Allora faccio un’ipotesi, così, per cercare di spiegare la sensazione che il libro di Marino Neri possa stare un po’ di più dalla parte della poesia che da quella della prosa. La storia scorre benissimo, nella sequenza di Neri; però questi disegni così netti, così forti, così scanditi, sono molto significativi anche individualmente. È vero che questo, come ho osservato altre volte rispetto al disegno di José Muñoz, contribuisce a rallentare la lettura, conferendo una certa solennità al ritmo complessivo – e quindi c’è certamente una funzionalità a una migliore resa del racconto. Però è come se queste vignette si imponessero anche, una per una, nella loro icasticità, proprio come i versi di un poema, che si fanno sentire come versi mentre al tempo stesso raccontano. Tuttavia, facendosi sentire, permettono l’emersione di altre relazioni, come le rime, le allitterazioni e altri fenomeni fonetici e sintattici tipici della poesia. Qui, qualcosa di questo genere finisce per succedere rispetto a queste forme nere (e bianche, e tessute) che sono così poco o così faticosamente naturalistiche (insomma, poco definite, rispetto a un’idea di disegno realistico) da costringere l’occhio a vedere echi e rispondenze nelle forme tra una vignetta e l’altra, tra una pagina e l’altra.
Così, insieme alla storia, si snoda in questo libro una sorta di sinfonia di forme nere e di forme bianche, e di tessiture scarabocchiate e quasi incerte, in modo che ne ricaviamo l’impressione di stare aggirandoci in un universo di forme astratte (e un po’ inquietanti) che si ripetono.
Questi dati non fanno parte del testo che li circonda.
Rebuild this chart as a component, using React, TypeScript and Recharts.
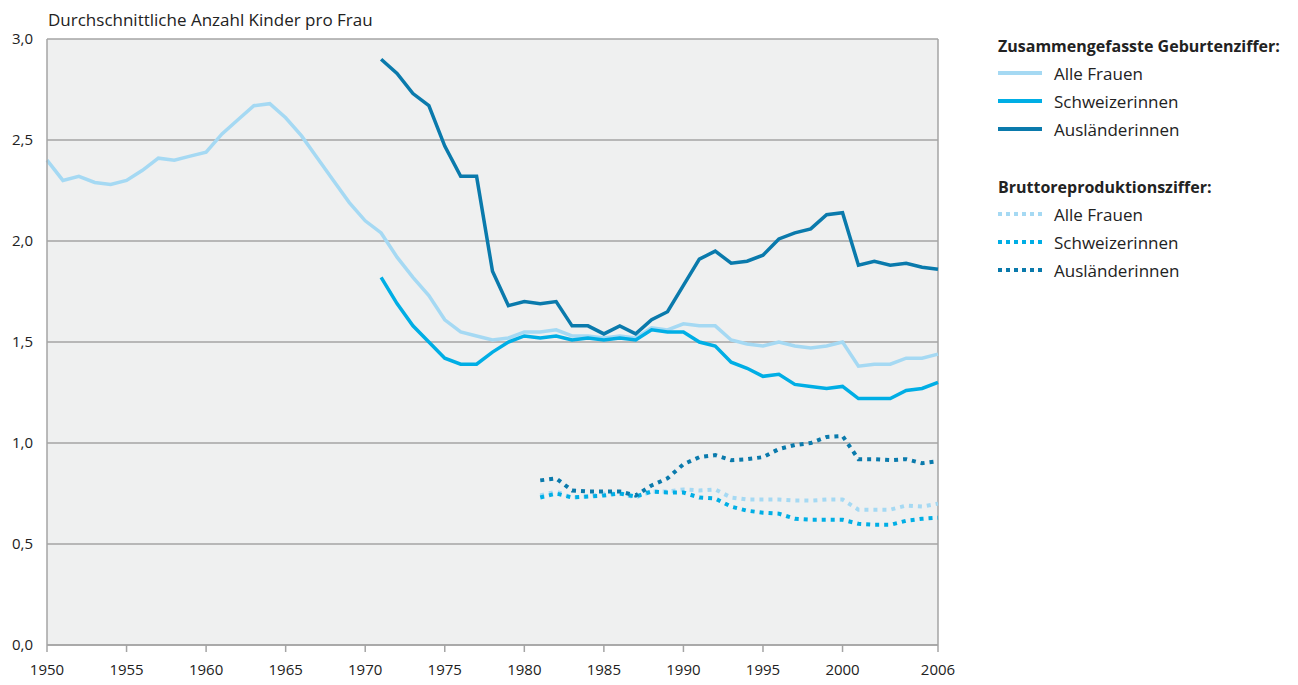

Questo ha a sua volta effetto sulla storia, giustamente, ma funziona pure di per sé – come il suono dei versi di Omero.
Un maggiore naturalismo grafico non avrebbe pregiudicato la storia (anche se forse certi effetti sarebbero stati meno intensi), ma avrebbe attutito o addirittura nascosto questo senso di ripetizione modulata di qualcosa che appartiene a ciò che si sta vedendo, al disegno, non a ciò che è raccontato, non a ciò cui il disegno rinvia.
Insomma, poetry comics? Forse non proprio, però parecchio da quel lato, a quanto pare.